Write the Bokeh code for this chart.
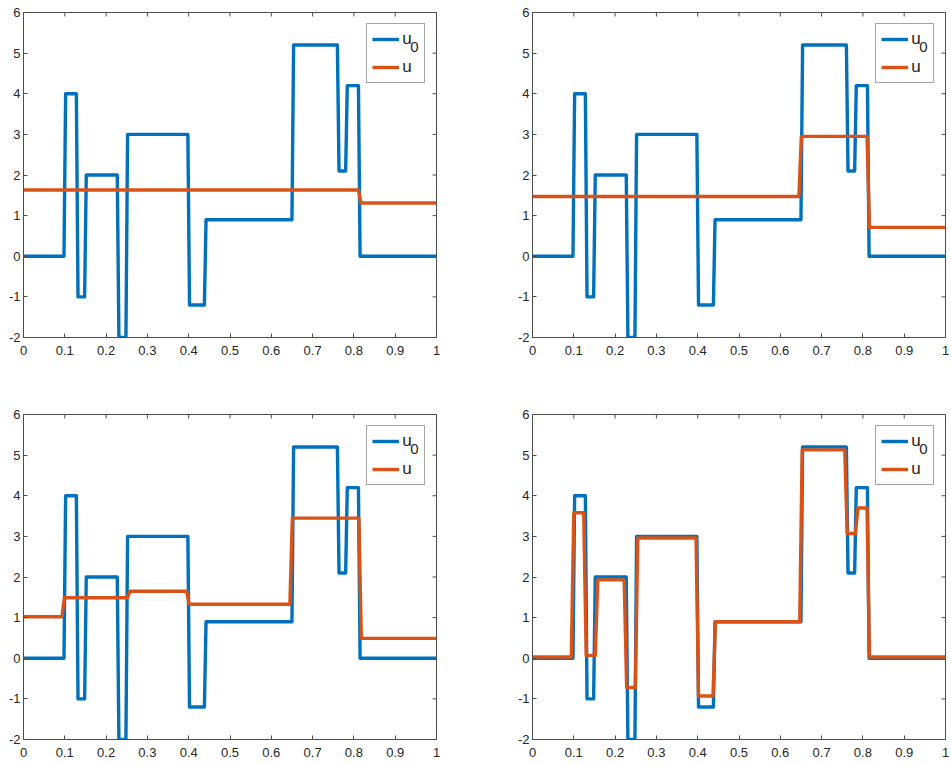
from bokeh.plotting import figure
from bokeh.models import Legend, LegendItem, LinearAxis, FixedTicker, Label, Range1d
from bokeh.layouts import column, row
from bokeh.embed import file_html
from bokeh.resources import INLINE

# ---- tick data ----
x_ticks = [0, 0.1, 0.2, 0.3, 0.4, 0.5, 0.6, 0.7, 0.8, 0.9, 1]
x_tick_labels = ["0", "0.1", "0.2", "0.3", "0.4", "0.5", "0.6", "0.7", "0.8", "0.9", "1"]
y_ticks = [-2, -1, 0, 1, 2, 3, 4, 5, 6]
y_tick_labels = ["-2", "-1", "0", "1", "2", "3", "4", "5", "6"]

# ---- initial profile u0 (piecewise constant) ----
u0_breaks = [0.1, 0.13, 0.15, 0.229, 0.25, 0.4, 0.44, 0.652, 0.762, 0.782, 0.813]
u0_levels = [0, 4, -1, 2, -2, 3, -1.2, 0.9, 5.2, 2.1, 4.2, 0]

# ---- reconstructions u for the four panels ----
u_a_breaks = [0.814]
u_a_levels = [1.63, 1.31]

u_b_breaks = [0.648, 0.813]
u_b_levels = [1.47, 2.95, 0.71]

u_c_breaks = [0.096, 0.255, 0.398, 0.648, 0.815]
u_c_levels = [1.02, 1.49, 1.65, 1.33, 3.45, 0.49]

u_d_breaks = [0.097, 0.127, 0.155, 0.225, 0.252, 0.399, 0.44, 0.65, 0.759, 0.785, 0.813]
u_d_levels = [0.03, 3.58, 0.07, 1.93, -0.72, 2.96, -0.93, 0.9, 5.13, 3.07, 3.7, 0.03]

BLUE = "#0072BD"
ORANGE = "#D95319"
AX = "#4d4d4d"
TXT = "#262626"
FONT = "Liberation Sans"
LW = 3.4
TICK_PX = 4


def step_path(breaks, levels, ramp):
    xs, ys = [0.0], [levels[0]]
    for b, a, c in zip(breaks, levels[:-1], levels[1:]):
        xs += [b - ramp / 2, b + ramp / 2]
        ys += [a, c]
    xs.append(1.0)
    ys.append(levels[-1])
    return xs, ys


def make_panel(u_breaks, u_levels, width, height, bl, br, bt, bb):
    p = figure(width=width, height=height, x_range=Range1d(0, 1), y_range=Range1d(-2, 6),
               output_backend="svg", toolbar_location=None,
               x_axis_location=None, y_axis_location=None,
               min_border_left=bl, min_border_right=br, min_border_top=bt, min_border_bottom=bb)
    p.xgrid.visible = False
    p.ygrid.visible = False
    p.outline_line_color = AX
    p.background_fill_color = "white"
    p.border_fill_color = "white"

    def axis(ticks, labels, standoff):
        return LinearAxis(ticker=FixedTicker(ticks=ticks),
                          major_label_overrides=dict(zip(ticks, labels)),
                          major_tick_in=TICK_PX, major_tick_out=0,
                          minor_tick_line_color=None,
                          axis_line_color=AX, major_tick_line_color=AX,
                          major_label_standoff=standoff,
                          major_label_text_font=FONT,
                          major_label_text_color=TXT,
                          major_label_text_font_size="13px")

    p.add_layout(axis(y_ticks, y_tick_labels, 3), "left")
    p.add_layout(axis(x_ticks, x_tick_labels, 8), "below")

    frame_w = width - bl - br
    frame_h = height - bt - bb
    # inward ticks on the top and right edges of the box
    dy = TICK_PX * 8.0 / frame_h
    dx = TICK_PX * 1.0 / frame_w
    p.segment(x0=x_ticks, y0=[6] * len(x_ticks), x1=x_ticks, y1=[6 - dy] * len(x_ticks),
              line_color=AX, line_width=1)
    p.segment(x0=[1] * len(y_ticks), y0=y_ticks, x1=[1 - dx] * len(y_ticks), y1=y_ticks,
              line_color=AX, line_width=1)

    x0, y0 = step_path(u0_breaks, u0_levels, 0.004)
    x1, y1 = step_path(u_breaks, u_levels, 0.006)
    r0 = p.line(x0, y0, line_color=BLUE, line_width=LW, line_join="round")
    r1 = p.line(x1, y1, line_color=ORANGE, line_width=LW, line_join="round")

    leg_h = 58
    leg_w = 57
    lx = frame_w - 12.7 - leg_w
    ly = frame_h - 12.7 - leg_h
    # subscript "0" of the first legend entry (placed via data coordinates)
    sx = lx + 43.5
    sy = ly + leg_h - 21.5
    p.add_layout(Label(x=sx / frame_w, y=-2 + sy / frame_h * 8.0,
                       text="0", text_font=FONT, text_font_size="15px",
                       text_color=TXT, text_baseline="alphabetic"))
    leg = Legend(items=[LegendItem(label="u", renderers=[r0]),
                        LegendItem(label="u", renderers=[r1])],
                 location=(lx, ly), padding=5, spacing=8, margin=0,
                 glyph_width=27, glyph_height=20, label_standoff=3,
                 label_width=17, label_height=20,
                 label_text_font=FONT, label_text_font_size="17px",
                 label_text_color=TXT,
                 border_line_color=AX, border_line_width=1,
                 background_fill_alpha=0)
    p.add_layout(leg)
    return p


p1 = make_panel(u_a_breaks, u_a_levels, 509, 367, 23, 73, 12, 30)
p2 = make_panel(u_b_breaks, u_b_levels, 441, 367, 23, 5, 12, 30)
p3 = make_panel(u_c_breaks, u_c_levels, 509, 396, 23, 73, 47, 24)
p4 = make_panel(u_d_breaks, u_d_levels, 441, 396, 23, 5, 47, 24)

layout = column(row(p1, p2), row(p3, p4))
open("out.html", "w").write(file_html(layout, INLINE))
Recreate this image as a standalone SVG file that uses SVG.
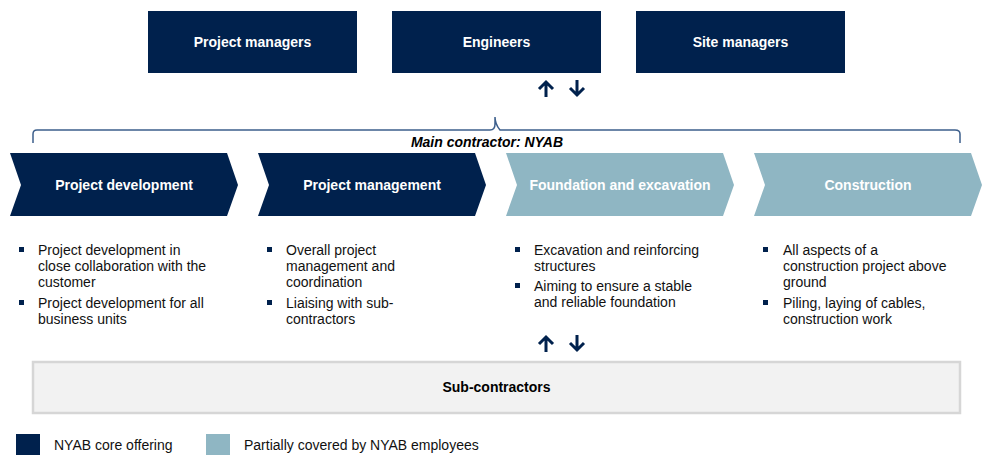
<svg xmlns="http://www.w3.org/2000/svg" width="987" height="455" viewBox="0 0 987 455">
  <style>
    .dark { fill: #00214d; }
    .light { fill: #8fb6c3; }
    .hdr { font-family: "Liberation Sans", Arial, sans-serif; font-size: 14px; font-weight: bold; fill: #ffffff; text-anchor: middle; }
    .body { font-family: "Liberation Sans", Arial, sans-serif; font-size: 14px; fill: #111111; }
    .bul { fill: #00214d; }
    .arrow { fill: none; stroke: #00214d; stroke-width: 3; stroke-linecap: butt; stroke-linejoin: miter; }
    .brace { fill: none; stroke: #3d5f8c; stroke-width: 1.5; }
  </style>

  <!-- Roles -->
  <g id="project-managers">
    <rect class="dark" x="148" y="11" width="209" height="62"/>
    <text class="hdr" x="252.5" y="47">Project managers</text>
  </g>
  <g id="engineers">
    <rect class="dark" x="392" y="11" width="209" height="62"/>
    <text class="hdr" x="496.5" y="47">Engineers</text>
  </g>
  <g id="site-managers">
    <rect class="dark" x="636" y="11" width="209" height="62"/>
    <text class="hdr" x="740.5" y="47">Site managers</text>
  </g>

  <!-- Connectors: two-way arrows and brace -->
  <g id="connectors">
    <g id="arrows-top">
      <path class="arrow" d="M546,97 V82 M539,89 L546,82 L553,89"/>
      <path class="arrow" d="M577,80 V95 M570,88 L577,95 L584,88"/>
    </g>
    <g id="arrows-bottom">
      <path class="arrow" d="M546,352 V337 M539,344 L546,337 L553,344"/>
      <path class="arrow" d="M577,335 V350 M570,343 L577,350 L584,343"/>
    </g>
    <path class="brace" d="M33,143 V134 Q33,130 37,130 H490 Q495,130 495,124 V117 Q495,124 500,130 H955 Q960,130 960,134 V143"/>
  </g>
  <text x="487" y="147" font-family="'Liberation Sans', Arial, sans-serif" font-size="14" font-weight="bold" font-style="italic" fill="#000000" text-anchor="middle">Main contractor: NYAB</text>

  <!-- Process chevrons -->
  <g id="project-development">
    <polygon class="dark" points="10,153 227,153 238,185 227,216 10,216 21,185"/>
    <text class="hdr" x="124" y="190">Project development</text>
    <rect class="bul" x="19" y="247" width="5" height="5"/>
    <text class="body" x="38" y="255">Project development in</text>
    <text class="body" x="38" y="271">close collaboration with the</text>
    <text class="body" x="38" y="287">customer</text>
    <rect class="bul" x="19" y="300" width="5" height="5"/>
    <text class="body" x="38" y="308">Project development for all</text>
    <text class="body" x="38" y="324">business units</text>
  </g>
  <g id="project-management">
    <polygon class="dark" points="258,153 475,153 486,185 475,216 258,216 269,185"/>
    <text class="hdr" x="372" y="190">Project management</text>
    <rect class="bul" x="267" y="247" width="5" height="5"/>
    <text class="body" x="286" y="255">Overall project</text>
    <text class="body" x="286" y="271">management and</text>
    <text class="body" x="286" y="287">coordination</text>
    <rect class="bul" x="267" y="300" width="5" height="5"/>
    <text class="body" x="286" y="308">Liaising with sub-</text>
    <text class="body" x="286" y="324">contractors</text>
  </g>
  <g id="foundation-excavation">
    <polygon class="light" points="506,153 723,153 734,185 723,216 506,216 517,185"/>
    <text class="hdr" x="620" y="190">Foundation and excavation</text>
    <rect class="bul" x="515" y="247" width="5" height="5"/>
    <text class="body" x="534" y="255">Excavation and reinforcing</text>
    <text class="body" x="534" y="271">structures</text>
    <rect class="bul" x="515" y="283" width="5" height="5"/>
    <text class="body" x="534" y="291">Aiming to ensure a stable</text>
    <text class="body" x="534" y="307">and reliable foundation</text>
  </g>
  <g id="construction">
    <polygon class="light" points="754,153 971,153 982,185 971,216 754,216 765,185"/>
    <text class="hdr" x="868" y="190">Construction</text>
    <rect class="bul" x="763" y="247" width="5" height="5"/>
    <text class="body" x="783" y="255">All aspects of a</text>
    <text class="body" x="783" y="271">construction project above</text>
    <text class="body" x="783" y="287">ground</text>
    <rect class="bul" x="763" y="300" width="5" height="5"/>
    <text class="body" x="783" y="308">Piling, laying of cables,</text>
    <text class="body" x="783" y="324">construction work</text>
  </g>

  <!-- Sub-contractors -->
  <g id="sub-contractors">
    <rect x="33" y="362" width="927" height="51" fill="#f2f2f2" stroke="#d6d6d6" stroke-width="2.5"/>
    <text x="496.5" y="392" font-family="'Liberation Sans', Arial, sans-serif" font-size="14" font-weight="bold" fill="#000000" text-anchor="middle">Sub-contractors</text>
  </g>

  <!-- Legend -->
  <g id="legend">
    <rect class="dark" x="16" y="434" width="24" height="21"/>
    <text class="body" x="54" y="450">NYAB core offering</text>
    <rect class="light" x="206" y="434" width="24" height="21"/>
    <text class="body" x="244" y="450">Partially covered by NYAB employees</text>
  </g>
</svg>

════════════════

→ **PROBLEM TO SOLVE**: Starting at the first line of the records above, set down each line exactly through the one that holds "from bokeh.resources import INLINE". Omit pictures.

→ **SOLUTION TO THIS PROBLEM**:
Write the Bokeh code for this chart.
from bokeh.plotting import figure
from bokeh.models import Legend, LegendItem, LinearAxis, FixedTicker, Label, Range1d
from bokeh.layouts import column, row
from bokeh.embed import file_html
from bokeh.resources import INLINE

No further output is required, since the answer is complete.